What you are asked to do:
Below are some records; repeat them all exactly, minus the pictures.

Data for this task:
====================

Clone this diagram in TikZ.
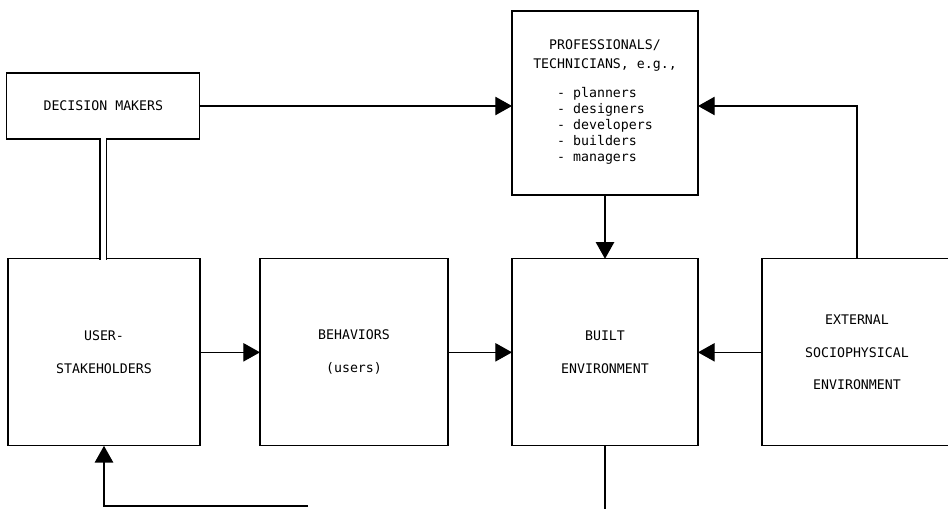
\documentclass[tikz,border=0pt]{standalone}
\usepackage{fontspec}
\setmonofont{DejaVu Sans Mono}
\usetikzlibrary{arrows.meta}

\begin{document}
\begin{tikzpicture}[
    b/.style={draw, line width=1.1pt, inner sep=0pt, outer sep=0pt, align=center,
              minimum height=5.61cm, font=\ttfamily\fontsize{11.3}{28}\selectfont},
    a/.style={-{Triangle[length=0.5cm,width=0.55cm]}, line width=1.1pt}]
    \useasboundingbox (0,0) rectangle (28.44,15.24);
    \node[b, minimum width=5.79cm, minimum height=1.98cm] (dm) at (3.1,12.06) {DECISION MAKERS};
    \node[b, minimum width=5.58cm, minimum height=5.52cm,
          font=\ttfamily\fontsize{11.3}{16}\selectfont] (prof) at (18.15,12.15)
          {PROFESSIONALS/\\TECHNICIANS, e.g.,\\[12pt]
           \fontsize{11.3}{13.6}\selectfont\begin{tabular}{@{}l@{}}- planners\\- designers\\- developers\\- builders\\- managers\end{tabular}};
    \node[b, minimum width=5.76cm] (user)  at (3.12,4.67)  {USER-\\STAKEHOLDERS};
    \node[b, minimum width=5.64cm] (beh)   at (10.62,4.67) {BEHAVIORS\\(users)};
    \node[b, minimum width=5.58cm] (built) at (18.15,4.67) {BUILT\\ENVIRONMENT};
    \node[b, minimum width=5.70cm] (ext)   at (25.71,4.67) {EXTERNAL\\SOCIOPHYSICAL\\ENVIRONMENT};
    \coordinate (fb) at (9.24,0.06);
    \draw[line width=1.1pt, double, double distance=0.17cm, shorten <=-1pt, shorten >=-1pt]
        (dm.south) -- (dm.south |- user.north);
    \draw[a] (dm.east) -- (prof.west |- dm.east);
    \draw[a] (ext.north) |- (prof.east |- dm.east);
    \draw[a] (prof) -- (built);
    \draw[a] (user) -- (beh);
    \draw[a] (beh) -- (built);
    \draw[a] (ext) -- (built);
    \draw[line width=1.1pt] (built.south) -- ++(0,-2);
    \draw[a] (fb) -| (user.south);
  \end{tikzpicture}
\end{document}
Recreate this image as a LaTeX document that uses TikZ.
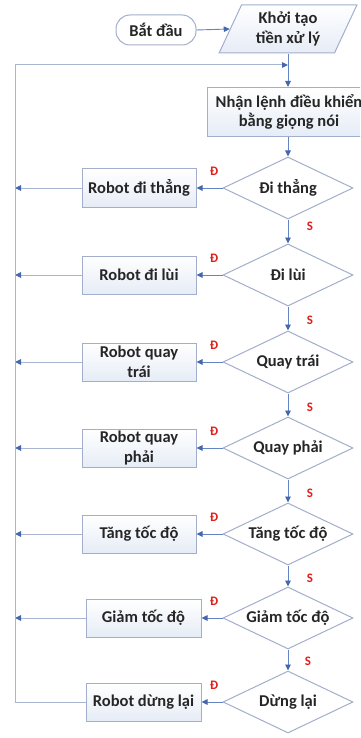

====================

Expected answer:
Clone this diagram in TikZ.
\documentclass[tikz,border=0pt]{standalone}
\usepackage{fontspec}
\setmonofont{DejaVu Sans Mono}
\usetikzlibrary{arrows.meta}

\begin{document}
\begin{tikzpicture}[
    b/.style={draw, line width=1.1pt, inner sep=0pt, outer sep=0pt, align=center,
              minimum height=5.61cm, font=\ttfamily\fontsize{11.3}{28}\selectfont},
    a/.style={-{Triangle[length=0.5cm,width=0.55cm]}, line width=1.1pt}]
    \useasboundingbox (0,0) rectangle (28.44,15.24);
    \node[b, minimum width=5.79cm, minimum height=1.98cm] (dm) at (3.1,12.06) {DECISION MAKERS};
    \node[b, minimum width=5.58cm, minimum height=5.52cm,
          font=\ttfamily\fontsize{11.3}{16}\selectfont] (prof) at (18.15,12.15)
          {PROFESSIONALS/\\TECHNICIANS, e.g.,\\[12pt]
           \fontsize{11.3}{13.6}\selectfont\begin{tabular}{@{}l@{}}- planners\\- designers\\- developers\\- builders\\- managers\end{tabular}};
    \node[b, minimum width=5.76cm] (user)  at (3.12,4.67)  {USER-\\STAKEHOLDERS};
    \node[b, minimum width=5.64cm] (beh)   at (10.62,4.67) {BEHAVIORS\\(users)};
    \node[b, minimum width=5.58cm] (built) at (18.15,4.67) {BUILT\\ENVIRONMENT};
    \node[b, minimum width=5.70cm] (ext)   at (25.71,4.67) {EXTERNAL\\SOCIOPHYSICAL\\ENVIRONMENT};
    \coordinate (fb) at (9.24,0.06);
    \draw[line width=1.1pt, double, double distance=0.17cm, shorten <=-1pt, shorten >=-1pt]
        (dm.south) -- (dm.south |- user.north);
    \draw[a] (dm.east) -- (prof.west |- dm.east);
    \draw[a] (ext.north) |- (prof.east |- dm.east);
    \draw[a] (prof) -- (built);
    \draw[a] (user) -- (beh);
    \draw[a] (beh) -- (built);
    \draw[a] (ext) -- (built);
    \draw[line width=1.1pt] (built.south) -- ++(0,-2);
    \draw[a] (fb) -| (user.south);
  \end{tikzpicture}
\end{document}
Recreate this image as a LaTeX document that uses TikZ.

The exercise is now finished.